Antes disso, ele trabalhou duro em outras áreas do Direito. Mas, um dia, ele saiu de Vancouver e foi participar, por prazer, de um Programa Executivo do Vinho na Universidade da Califórnia. Nesse curso, o advogado e professor de Direito da Universidade da Califórnia em Berkeley Richard Mendelson, que se dedica em tempo integral à legislação do vinho, falou sobre as questões jurídicas que afetam a indústria do vinho. Desde então, Hicken uniu o útil ao sabor agradável do vinho.

Uma vantagem de trabalhar no nicho do cliente é que eles formam uma comunidade. Muitas vezes, milhares de pessoas se reúnem em uma associação, um clube, um site ou na lista de assinantes das mesmas publicações.
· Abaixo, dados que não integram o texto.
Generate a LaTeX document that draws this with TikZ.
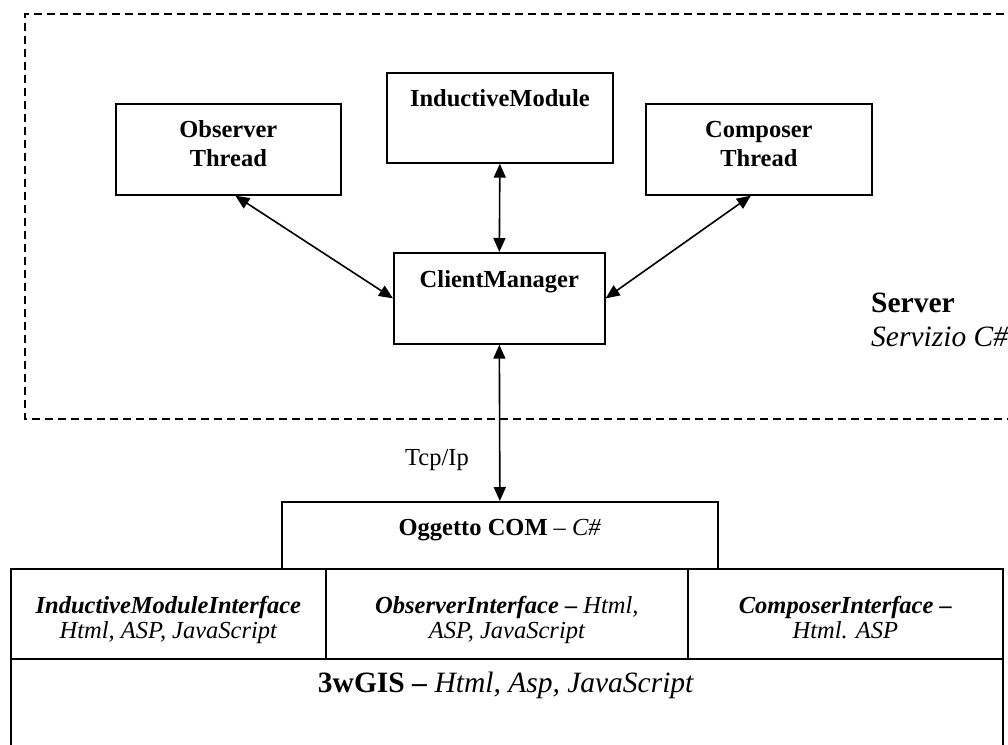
\documentclass[tikz,border=0pt]{standalone}
\usepackage{fontspec}
\setmainfont{Liberation Serif}
\usetikzlibrary{arrows.meta,calc}
\begin{document}
\begin{tikzpicture}[x=1pt,y=-1pt,
  box/.style={draw, line width=1.7pt, inner sep=0pt, anchor=north west},
  lbl/.style={anchor=base, inner sep=0pt, font=\fontsize{24.5}{29}\selectfont},
  big/.style={anchor=base, inner sep=0pt, font=\fontsize{29.5}{34}\selectfont},
  conn/.style={line width=1.6pt, {Triangle[length=14pt,width=12pt]}-{Triangle[length=14pt,width=12pt]}},
  servbox/.style={line width=2pt, dash pattern=on 8pt off 5pt}
]
\useasboundingbox (0,0) rectangle (1008,744);
\clip (0,0) rectangle (1008,744);

% server dashed region
\draw[servbox] (1030,14) -| (25,419) -- (1030,419);

% server boxes
\node[box, minimum width=225pt, minimum height=91pt] (obs) at (115,103) {};
\node[box, minimum width=226pt, minimum height=90pt] (im) at (386,72) {};
\node[box, minimum width=226pt, minimum height=91pt] (comp) at (645,103) {};
\node[box, minimum width=211pt, minimum height=91pt] (cm) at (393,252) {};

\node[lbl] (obst1) at ($(obs.north)+(0,34)$) {\bfseries Observer};
\node[lbl] (obst2) at ($(obs.north)+(0,63)$) {\bfseries Thread};
\node[lbl] (imt) at ($(im.north)+(0,34)$) {\bfseries InductiveModule};
\node[lbl] (compt1) at ($(comp.north)+(0,34)$) {\bfseries Composer};
\node[lbl] (compt2) at ($(comp.north)+(0,63)$) {\bfseries Thread};
\node[lbl] (cmt) at ($(cm.north)+(0,35)$) {\bfseries ClientManager};

\node[big, anchor=base west] (srv) at (871,312) {\bfseries Server};
\node[big, anchor=base west] (srv2) at (871,346) {\itshape Servizio C\#};

% client side
\node[box, minimum width=436pt, minimum height=67pt] (og) at (281,501) {};
\node[lbl] (ogt) at ($(og.north)+(0,34)$) {\textbf{Oggetto COM} -- \textit{C\#}};

\node[box, minimum width=315pt, minimum height=90pt] (imi) at (10,568) {};
\node[box, minimum width=362pt, minimum height=90pt] (oi) at (325,568) {};
\node[box, minimum width=315pt, minimum height=90pt] (ci) at (687,568) {};

\node[lbl] (imi1) at ($(imi.north)+(0,45)$) {\bfseries\itshape InductiveModuleInterface};
\node[lbl] (imi2) at ($(imi.north)+(0,70)$) {\itshape Html, ASP, JavaScript};
\node[lbl] (oi1) at ($(oi.north)+(0,45)$) {\textbf{\textit{ObserverInterface --}} \textit{Html,}};
\node[lbl] (oi2) at ($(oi.north)+(0,70)$) {\itshape ASP, JavaScript};
\node[lbl] (ci1) at ($(ci.north)+(0,45)$) {\bfseries\itshape ComposerInterface --};
\node[lbl] (ci2) at ($(ci.north)+(0,70)$) {\itshape Html. ASP};

\node[box, minimum width=992pt, minimum height=110pt] (gis) at (10,658) {};
\node[big] (gist) at (506,692) {\textbf{3wGIS --} \textit{Html, Asp, JavaScript}};

% connectors
\draw[conn] ([xshift=7pt]obs.south) -- (cm.west);
\draw[conn] (im.south) -- (cm.north);
\draw[conn] ([xshift=-8pt]comp.south) -- (cm.east);
\draw[conn] (cm.south) -- (og.north);
\node[lbl] (tcp) at (437,465) {Tcp/Ip};
\end{tikzpicture}
\end{document}
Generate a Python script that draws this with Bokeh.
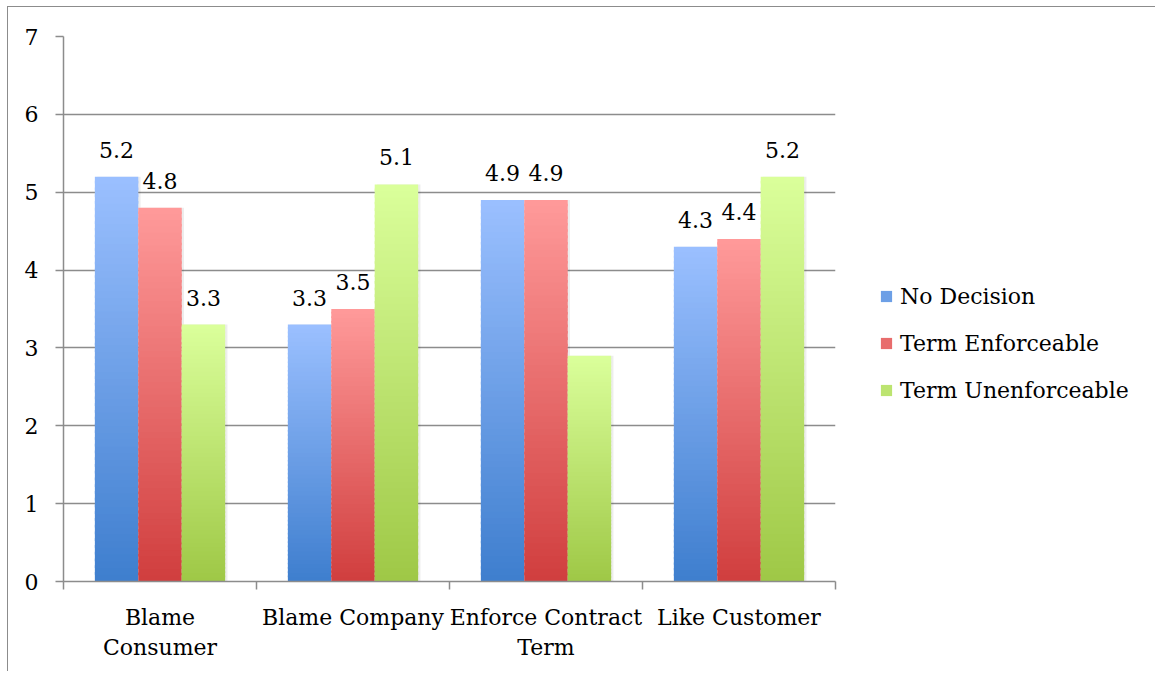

Fica muito fácil para o advogado penetrar na comunidade, atuando na associação ou em conselhos, fazendo palestras e workshops na entidade ou no clube, escrevendo no site e nas publicações (até ajudando a editá-las). A comunicação é fácil, simples e direta com todo seu público-alvo.

Outra vantagem é que, com o tempo, se torna fácil padronizar os procedimentos, dominar a legislação e a jurisprudência, conhecer as decisões, as opiniões e as tendências dos tribunais e dos juízes e se tornar um reconhecido e respeitado especialista nesse nicho. As recomendações virão dos clientes e até mesmo de alguns colegas de profissão que reconhecem o melhor especialista da área.